Health Minister Simon Harris said: “Women from every county in the Republic of Ireland travelled to the United Kingdom to access an abortion and I think we have to acknowledge them all.
“It’s the sad reality that we’ve been exporting this issue.”
The debate came as an expected referendum looms on repealing the Eighth Amendment, the section of the Constitution which gives an equal right to life to the mother and the unborn.
Last December, a report by a specially convened Oireachtas committee found that Article 40.3.3 was not fit for purpose and called for it to be repealed.
In its 40-page report the committee recommended abortion should be available up to 12 weeks of pregnancy without a woman having to explain her decision, and that the procedure should be allowed if the life or health of the woman was at risk.
It also called for expectant mothers to be allowed an abortion at any stage of the pregnancy if doctors diagnosed a foetal abnormality that was likely to result in death before or shortly after birth.
At the start of a Dail debate that gave TDs the opportunity to state their position on the issue, Mr Harris said that in 2016 3,265 Irish women travelled to the UK alone to have an abortion.
He added it is estimated that 170,000 Irish women have travelled for an abortion since 1980.
“These are not faceless women, it might be convenient for us sometimes to think that they are, they’re not,” he said.
“They are our neighbours, our sisters, our cousins, our mothers, our aunts, our lives.
“This time around let’s be honest about this. This is not a decision or a procedure that anyone takes lightly. Women agonise about it.”
Fianna Fail TD Billy Kelleher said politicians had a duty to address the issue because there was a huge number of people in Ireland who have never had the opportunity to cast their vote on the matter.
“This is an issue that I have been grappling with,” he said.
“We have to acknowledge that people have deeply held views, morally, ethically, and even religiously.
“At the same time my personal or political discomfort is nothing compared to the discomfort that is caused to women every day of the week grappling with a crisis pregnancy, or an unwanted pregnancy or the devastating news of a fatal foetal abnormality.”
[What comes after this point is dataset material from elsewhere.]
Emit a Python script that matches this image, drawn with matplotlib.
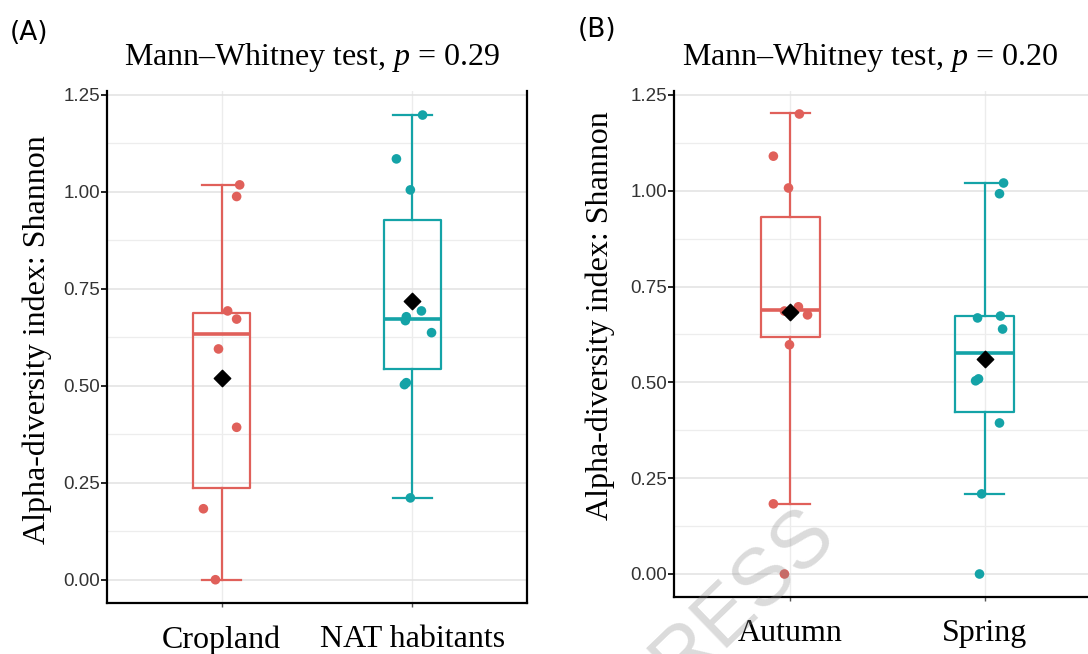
import numpy as np
import matplotlib.pyplot as plt
from matplotlib.ticker import MultipleLocator

plt.rcParams['mathtext.fontset'] = 'custom'
plt.rcParams['mathtext.rm'] = 'Liberation Serif'
plt.rcParams['mathtext.it'] = 'Liberation Serif:italic'

red = '#E0605A'
teal = '#14A3A7'

# panel A: land use
groups_a = ['Cropland', 'NAT habitants']
title_a = 'Mann–Whitney test, $p$ = 0.29'
crop_vals = [1.018, 0.988, 0.693, 0.672, 0.595, 0.393, 0.183, 0.000]
crop_jit = [0.095, 0.079, 0.032, 0.079, -0.016, 0.079, -0.095, -0.032]
nat_vals = [1.198, 1.085, 1.005, 0.693, 0.678, 0.668, 0.637, 0.508, 0.503, 0.211]
nat_jit = [0.053, -0.084, -0.011, 0.047, -0.032, -0.037, 0.100, -0.032, -0.042, -0.011]
# whislo, q1, median, q3, whishi, mean
crop_box = [0.000, 0.237, 0.634, 0.688, 1.018, 0.520]
nat_box = [0.211, 0.544, 0.673, 0.928, 1.198, 0.719]

# panel B: season
groups_b = ['Autumn', 'Spring']
title_b = 'Mann–Whitney test, $p$ = 0.20'
aut_vals = [1.200, 1.090, 1.007, 0.697, 0.686, 0.676, 0.598, 0.183, 0.000]
aut_jit = [0.046, -0.088, -0.010, 0.041, -0.031, 0.088, -0.005, -0.088, -0.031]
spr_vals = [1.020, 0.992, 0.673, 0.668, 0.639, 0.509, 0.504, 0.394, 0.209, 0.000]
spr_jit = [0.098, 0.077, 0.082, -0.036, 0.093, -0.031, -0.046, 0.077, -0.015, -0.026]
aut_box = [0.183, 0.618, 0.689, 0.932, 1.203, 0.684]
spr_box = [0.209, 0.423, 0.577, 0.673, 1.020, 0.561]

ylabel = 'Alpha-diversity index: Shannon'


def stats(b, name):
    return dict(whislo=b[0], q1=b[1], med=b[2], q3=b[3], whishi=b[4], mean=b[5], fliers=[], label=name)


def panel(ax, groups, boxes, vals, jits, title, title_x, ylab_xy):
    ax.set_xlim(0.4, 2.6)
    ax.set_ylim(-0.06, 1.26)
    ax.yaxis.set_major_locator(MultipleLocator(0.25))
    ax.yaxis.set_minor_locator(MultipleLocator(0.125))
    ax.grid(True, which='major', axis='y', color='#e2e2e2', lw=1.1, zorder=0)
    ax.grid(True, which='minor', axis='y', color='#ededed', lw=0.9, zorder=0)
    ax.grid(True, which='major', axis='x', color='#ececec', lw=1.0, zorder=0)
    ax.tick_params(axis='y', which='minor', length=0)
    ax.set_axisbelow(True)
    cols = [red, teal]
    for i in range(2):
        st = [stats(boxes[i], groups[i])]
        ax.bxp(st, positions=[i + 1], widths=0.3, capwidths=0.2, showfliers=False,
               showmeans=False, patch_artist=False,
               boxprops=dict(color=cols[i], lw=1.6),
               whiskerprops=dict(color=cols[i], lw=1.6),
               capprops=dict(color=cols[i], lw=1.6),
               medianprops=dict(color=cols[i], lw=2.6))
        x = i + 1 + np.array(jits[i])
        ax.scatter(x, vals[i], s=48, color=cols[i], edgecolor='none', zorder=4)
        ax.scatter([i + 1], [boxes[i][5]], marker='D', s=70, color='black', zorder=5)
    ax.set_xticks([1, 2])
    ax.set_xticklabels(groups, fontsize=23, family='Liberation Serif')
    ax.tick_params(axis='x', length=3, width=1, pad=13, color='#555555')
    ax.tick_params(axis='y', length=4, width=1.2, pad=1, labelsize=13.5, labelcolor='#333333')
    for t in ax.get_yticklabels():
        t.set_family('Liberation Sans')
    ax.set_title(title, fontsize=23, family='Liberation Serif', x=title_x, pad=19)
    ax.set_ylabel(ylabel, fontsize=23, family='Liberation Serif')
    ax.yaxis.set_label_coords(*ylab_xy)
    ax.spines['top'].set_visible(False)
    for s in ['left', 'bottom', 'right']:
        ax.spines[s].set_linewidth(1.6)
        ax.spines[s].set_color('black')


fig = plt.figure(figsize=(10.88, 6.54), dpi=100)
W, H = 1088, 654
ax1 = fig.add_axes([107 / W, 1 - 603 / H, 420 / W, 512 / H])
ax2 = fig.add_axes([674 / W, 1 - 597 / H, 427 / W, 506 / H])

panel(ax1, groups_a, [crop_box, nat_box], [crop_vals, nat_vals], [crop_jit, nat_jit],
      title_a, 0.488, (-0.131, 0.514))
panel(ax2, groups_b, [aut_box, spr_box], [aut_vals, spr_vals], [aut_jit, spr_jit],
      title_b, 0.459, (-0.138, 0.557))

fig.text(10 / W, 1 - 33 / H, '(A)', fontsize=19, family='DejaVu Sans', va='center', ha='left')
fig.text(578 / W, 1 - 30 / H, '(B)', fontsize=19, family='DejaVu Sans', va='center', ha='left')

# watermark, cut off by the bottom edge as in the source image
fig.text(724 / W, 1 - 615 / H, 'PRESS', fontsize=58, family='Liberation Sans', rotation=44,
         color='#888888', alpha=0.3, ha='center', va='center')

fig.savefig('out.png', dpi=100)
Sinn Fein leader Gerry Adams said of repealing the Eighth Amendment: “It is the right thing to do, it will correct an historic wrong.”
However, Kerry TD Michael Healy-Rae said he was not in favour of abortion.
“I believe that from the moment of conception I believe that that person is a baby, is a child to be protected in the same way we’d protect a child outside on a street tonight in a pram if we thought something was going to happen to that child,” he said.
“I just don’t agree with abortion, I just don’t think it’s right.”
Earlier in the Dail, opposition TD Ruth Coppinger voiced her concern that four weeks after the publication of the committee’s report some politicians still had not read it.
“The number of deputies who have not had time to read it, you’d think they had been asked to read War and Peace,” she said.
Debates are being held in both the Dail and the Seanad on the matter so that all TDs and senator can express their views.
As the debates got under way, anti-abortion and pro-choice groups gathered outside Leinster House.
The debates are set to conclude on Thursday.